South America has more to offer than just that famed butt lift and great coffee beans. They've always had. However, that continent has always been overshadowed by the more northern America. The colors, terrain and diversity of the land inspires art, fabric, food and fashion. However, in regards to fashion, it's not just ponchos and tarp hats. The evolution brings about nods to traditional South American ritual, imagery and culture homogenized into modern sportswear and tailoring. It's these cultural nods that, although foreign to many of us, still manage offer a different perspective visually when it comes to fashion and adornment as we're transported through clothing to places many of us can only travel to or read of. It's always nice to see when a designer is so subtly nudging at how they represent a culture that you get an overwhelming sense of the global or communal normalcy from what you're looking at combined with a slightly unfamiliar but aesthetically pleasing visual experience.
This is what I took away from the Sergio Davila Fall 2013 Collection. There was this sense of something cultural that is often undistinguishable if you are an Americanized child of this diverse melting pot of a nation but one that you learn to appreciate when it is made approachable through familiar avenues like popular culture, television, film and, of course, fashion. The collection was inspired by historical, dark and foggy South American cities like Lima, Peru and the interesting people Davila met while living there 8 months to complete this collection. What resulted was a nicely tailored collection pulling embellished inspiration from concept artist Alvaro Feliu, the hairless "mohawked" Peruvian dog and the punk culture of Lima and it's surrounding areas.

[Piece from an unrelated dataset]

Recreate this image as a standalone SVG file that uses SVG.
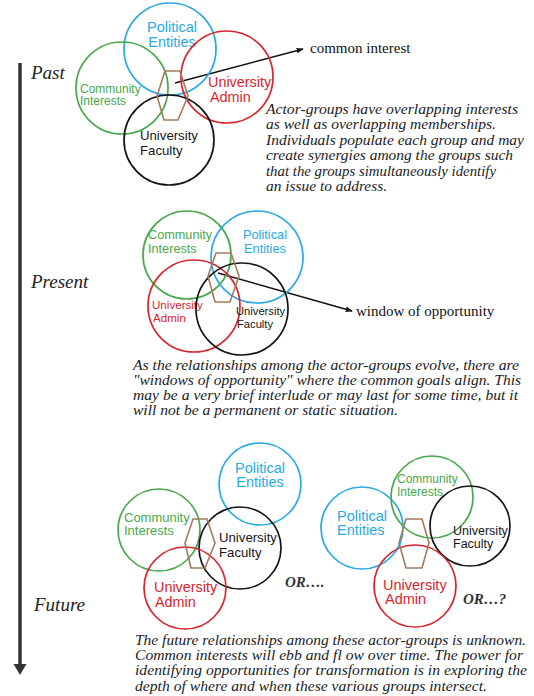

There was a strong tailoring story with interesting prints and woven jacquard-like surfaces. These surfaces reminiscent of handwoven tapestires and quilts were applied to mens and womens outerwear, leggings, shirtings and knitwear. Davila's womenswear delved heavier into the textural romp of funky remixed chevrons and splashy metallic embellishments than his menswear which was dark and composed with subtle embellishment to lapels, jacket fronts and knitwear. You got a sense of the dark punk influence and bold expressionistic reality of Feliu's artwork in the curved lapels and sharp cuts of the suits blocked in buttery leather and toned-down neutral menswear suitings. Then on the flip side you got a sense of the lighter sides of Lima with the textures, shine and liveliness of the womenswear pieces and the slight menswear embellishments.
A very composed and impressive collection from a former Ecco Domani menswear nominee and former Best Menswear Designer winner of the Fashion Group International's Rising Star Award Program. His support of the Peruvian textile industry with his usages of alpaca and organic pima cotton also make him a globally connected designer aware of his carbon footprint and the support for fair trade. The conscious craftsman in Davila proves that sometimes it's the subtleties, ornate, organic and artistically obtuse, that showcase the real prizes from another culture.